How I match the car to the trip people actually take
If I am helping a couple in their twenties who plan to stay close to Malia for six days, I usually lean toward the smallest sensible manual or automatic with enough room for two cabin bags and one beach bag. That setup handles grocery stops, dinner runs, and a trip west or east without making old streets feel like a puzzle. I do not chase size for the sake of comfort if the tradeoff is constant parking stress. Most of them thank me later.
For a family of four, I think in layers. Four people can fit in many cars, but four people plus two large suitcases, beach gear, a stroller, and supermarket water packs is where the choice gets real. In that case, I would rather book one size up than spend seven days reorganizing bags every morning in a hot parking area. That extra room earns its keep quickly.

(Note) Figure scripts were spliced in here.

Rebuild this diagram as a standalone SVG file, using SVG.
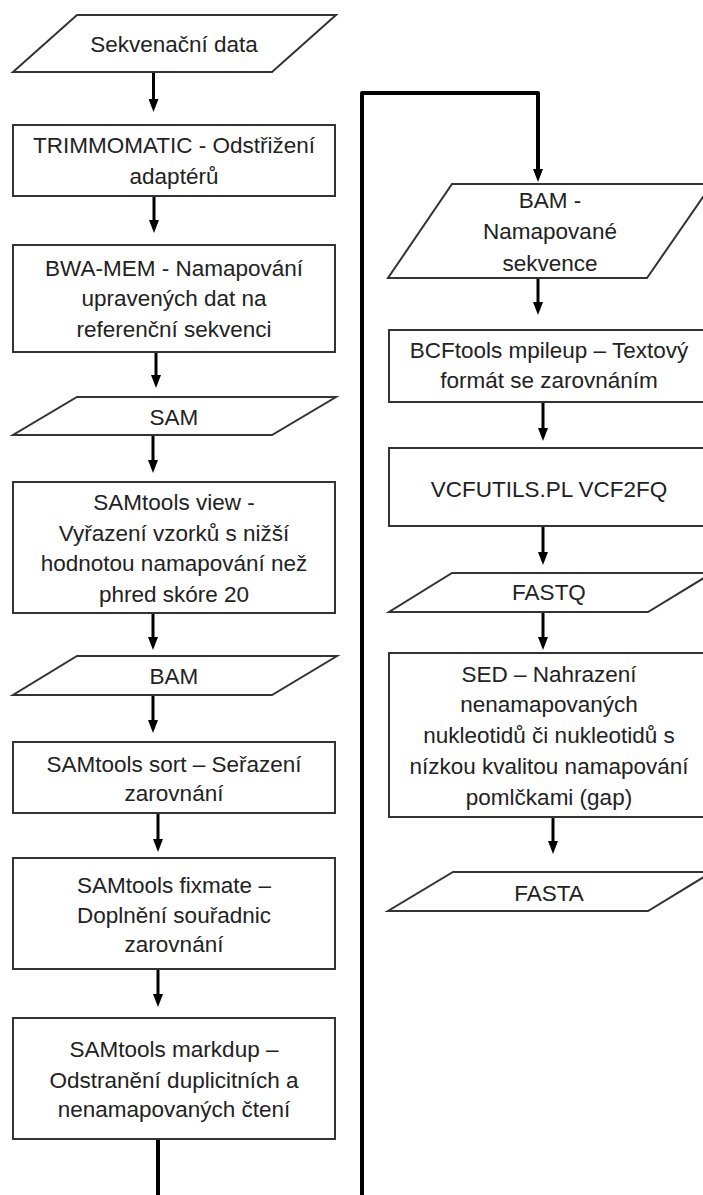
<svg xmlns="http://www.w3.org/2000/svg" width="703" height="1195" viewBox="0 0 703 1195">
<style>
  .box { fill: #ffffff; stroke: #333333; stroke-width: 2; }
  .io { fill: #ffffff; stroke: #333333; stroke-width: 2; stroke-linejoin: miter; }
  .lbl { font-family: "Liberation Sans", Arial, sans-serif; font-size: 22.5px; fill: #222222; text-anchor: middle; }
  .arr { fill: none; stroke: #000000; stroke-width: 3; }
  .loop { fill: none; stroke: #000000; stroke-width: 4; stroke-linejoin: round; }
</style>
<defs>
  <marker id="ah" viewBox="0 0 10 13" refX="5" refY="1" markerWidth="10" markerHeight="13" markerUnits="userSpaceOnUse" orient="0">
    <path d="M0,0 L10,0 L5,13 z" fill="#000000"/>
  </marker>
</defs>
<rect x="0" y="0" width="703" height="1195" fill="#ffffff"/>

<g id="connectors">
  <path class="arr" d="M153.5,72 V100" marker-end="url(#ah)"/>
  <path class="arr" d="M154,196 V221" marker-end="url(#ah)"/>
  <path class="arr" d="M156,352 V376" marker-end="url(#ah)"/>
  <path class="arr" d="M153,435 V461" marker-end="url(#ah)"/>
  <path class="arr" d="M153,613 V638" marker-end="url(#ah)"/>
  <path class="arr" d="M153,695 V721" marker-end="url(#ah)"/>
  <path class="arr" d="M158,813 V840" marker-end="url(#ah)"/>
  <path class="arr" d="M158,969 V995" marker-end="url(#ah)"/>
  <path class="loop" d="M158,1139 V1215 H362 V93 H538 V170"/>
  <path d="M533,169 L543,169 L538,182 z" fill="#000000"/>
  <path class="arr" d="M538,278 V303" marker-end="url(#ah)"/>
  <path class="arr" d="M543,402 V429" marker-end="url(#ah)"/>
  <path class="arr" d="M543,526 V553" marker-end="url(#ah)"/>
  <path class="arr" d="M543,612 V638" marker-end="url(#ah)"/>
  <path class="arr" d="M553,817 V842" marker-end="url(#ah)"/>
</g>

<g id="n1">
  <polygon class="io" points="77,15 336,15 272,72 13,72"/>
  <text class="lbl" x="174" y="52">Sekvenační data</text>
</g>
<g id="n2">
  <rect class="box" x="13" y="125" width="322" height="71"/>
  <text class="lbl" x="174" y="153">TRIMMOMATIC - Odstřižení</text>
  <text class="lbl" x="174" y="184">adaptérů</text>
</g>
<g id="n3">
  <rect class="box" x="13" y="245" width="322" height="107"/>
  <text class="lbl" x="174" y="276">BWA-MEM - Namapování</text>
  <text class="lbl" x="174" y="306">upravených dat na</text>
  <text class="lbl" x="174" y="337">referenční sekvenci</text>
</g>
<g id="n4">
  <polygon class="io" points="77,397 336,397 272,435 13,435"/>
  <text class="lbl" x="174" y="425">SAM</text>
</g>
<g id="n5">
  <rect class="box" x="13" y="482" width="322" height="131"/>
  <text class="lbl" x="174" y="510">SAMtools view -</text>
  <text class="lbl" x="174" y="541">Vyřazení vzorků s nižší</text>
  <text class="lbl" x="174" y="571">hodnotou namapování než</text>
  <text class="lbl" x="174" y="602">phred skóre 20</text>
</g>
<g id="n6">
  <polygon class="io" points="77,656 337,656 272,695 13,695"/>
  <text class="lbl" x="174" y="684">BAM</text>
</g>
<g id="n7">
  <rect class="box" x="13" y="742" width="322" height="71"/>
  <text class="lbl" x="174" y="772">SAMtools sort – Seřazení</text>
  <text class="lbl" x="174" y="801">zarovnání</text>
</g>
<g id="n8">
  <rect class="box" x="13" y="858" width="322" height="111"/>
  <text class="lbl" x="174" y="893">SAMtools fixmate –</text>
  <text class="lbl" x="174" y="923">Doplnění souřadnic</text>
  <text class="lbl" x="174" y="952">zarovnání</text>
</g>
<g id="n9">
  <rect class="box" x="13" y="1018" width="322" height="121"/>
  <text class="lbl" x="174" y="1057">SAMtools markdup –</text>
  <text class="lbl" x="174" y="1088">Odstranění duplicitních a</text>
  <text class="lbl" x="174" y="1117">nenamapovaných čtení</text>
</g>

<g id="n10">
  <polygon class="io" points="452,184 712,184 647,278 388,278"/>
  <text class="lbl" x="550" y="208">BAM -</text>
  <text class="lbl" x="550" y="239">Namapované</text>
  <text class="lbl" x="550" y="271">sekvence</text>
</g>
<g id="n11">
  <rect class="box" x="389" y="330" width="330" height="72"/>
  <text class="lbl" x="549" y="358">BCFtools mpileup – Textový</text>
  <text class="lbl" x="549" y="388">formát se zarovnáním</text>
</g>
<g id="n12">
  <rect class="box" x="389" y="448" width="330" height="78"/>
  <text class="lbl" x="549" y="497">VCFUTILS.PL VCF2FQ</text>
</g>
<g id="n13">
  <polygon class="io" points="452,573 712,573 648,612 389,612"/>
  <text class="lbl" x="549" y="600">FASTQ</text>
</g>
<g id="n14">
  <rect class="box" x="389" y="653" width="330" height="164"/>
  <text class="lbl" x="549" y="682">SED – Nahrazení</text>
  <text class="lbl" x="549" y="712">nenamapovaných</text>
  <text class="lbl" x="549" y="743">nukleotidů či nukleotidů s</text>
  <text class="lbl" x="549" y="774">nízkou kvalitou namapování</text>
  <text class="lbl" x="549" y="805">pomlčkami (gap)</text>
</g>
<g id="n15">
  <polygon class="io" points="453,872 712,872 648,911 388,911"/>
  <text class="lbl" x="549" y="901">FASTA</text>
</g>
</svg>
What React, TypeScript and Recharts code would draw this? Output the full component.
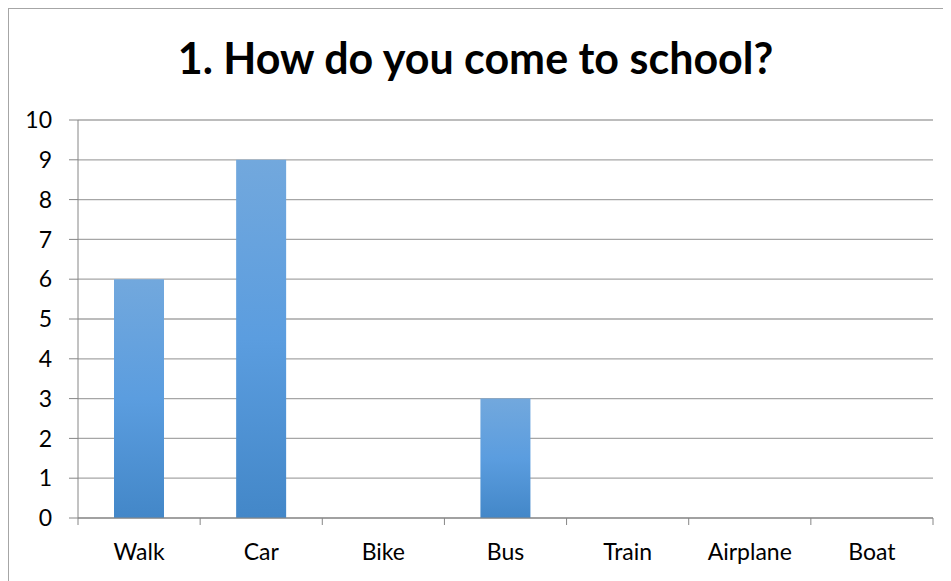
import React from 'react';
import { BarChart, Bar, XAxis, YAxis, CartesianGrid } from 'recharts';

const modes = ['Walk', 'Car', 'Bike', 'Bus', 'Train', 'Airplane', 'Boat'];
const counts = [6, 9, 0, 3, 0, 0, 0];
const yTicks = [0, 1, 2, 3, 4, 5, 6, 7, 8, 9, 10];

const data = modes.map((mode, i) => ({ mode, count: counts[i] }));

const FONT = 'Lato, "Noto Sans", sans-serif';
const AXIS = '#868686';

const CategoryTick = (props: any) => {
  const { x, y, payload, index, visibleTicksCount, width } = props;
  const band = Number(width) / visibleTicksCount;
  const left = x - band / 2;
  return (
    <g>
      <line x1={left} x2={left} y1={y} y2={y + 7} stroke={AXIS} strokeWidth={1} />
      {index === visibleTicksCount - 1 && (
        <line x1={x + band / 2} x2={x + band / 2} y1={y} y2={y + 7} stroke={AXIS} strokeWidth={1} />
      )}
      <text x={x} y={y + 42} textAnchor="middle" fill="#000" fontSize={23} fontFamily={FONT}>
        {payload.value}
      </text>
    </g>
  );
};

export default function App() {
  return (
    <div
      style={{
        position: 'relative',
        width: 943,
        height: 573,
        borderLeft: '1px solid #a6a6a6',
        borderTop: '1px solid #a6a6a6',
        fontFamily: FONT,
      }}
    >
      <div
        style={{
          position: 'absolute',
          left: 0,
          top: 25,
          width: 933,
          textAlign: 'center',
          fontSize: 43,
          lineHeight: '48px',
          fontWeight: 700,
          color: '#000',
        }}
      >
        1. How do you come to school?
      </div>
      <BarChart
        width={942}
        height={572}
        data={data}
        margin={{ top: 111, right: 18, left: 0, bottom: 18 }}
      >
        <defs>
          <linearGradient id="barFill" x1="0" y1="0" x2="0" y2="1">
            <stop offset="0%" stopColor="#72a8dd" />
            <stop offset="50%" stopColor="#5b9ddf" />
            <stop offset="100%" stopColor="#4387c8" />
          </linearGradient>
        </defs>
        <CartesianGrid vertical={false} stroke="#a6a6a6" strokeWidth={1.3} />
        <XAxis
          dataKey="mode"
          height={45}
          axisLine={{ stroke: AXIS }}
          tickLine={false}
          tickSize={0}
          tickMargin={0}
          interval={0}
          tick={<CategoryTick />}
        />
        <YAxis
          width={69}
          domain={[0, 10]}
          ticks={yTicks}
          interval={0}
          tickSize={9}
          tickMargin={17}
          axisLine={{ stroke: AXIS }}
          tickLine={{ stroke: AXIS }}
          tick={{ fill: '#000', fontSize: 23, fontFamily: FONT }}
        />
        <Bar dataKey="count" fill="url(#barFill)" barSize={50} isAnimationActive={false} />
      </BarChart>
    </div>
  );
}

If the plan includes hill villages, long beach days, and a possible run to the south coast, I care about visibility and predictable handling more than trim level. I remember one guest who insisted he wanted something stylish, then came back after two drives and admitted that good sight lines on narrow roads were worth far more to him than a nicer dashboard. I understood that. Crete teaches priorities fast.
I also think about how tired I will be on the return journey. A car can feel acceptable on a short test drive, then annoy me after ninety minutes in traffic near Heraklion or during a late airport run with everyone quiet and worn out. That is why I value easy controls, decent luggage access, and a pickup process that does not start the trip on the wrong foot. Fancy details fade. Practical ones stay with me.
I always come back to the same idea after years of watching people arrive, settle in, and head out on the road. The best rental car for Malia is rarely the one that sounds most exciting. It is the one that fits the roads, the parking, the luggage, and the version of the holiday I will really have once I am here. If I choose with that in mind, the car becomes useful background instead of the thing I keep worrying about.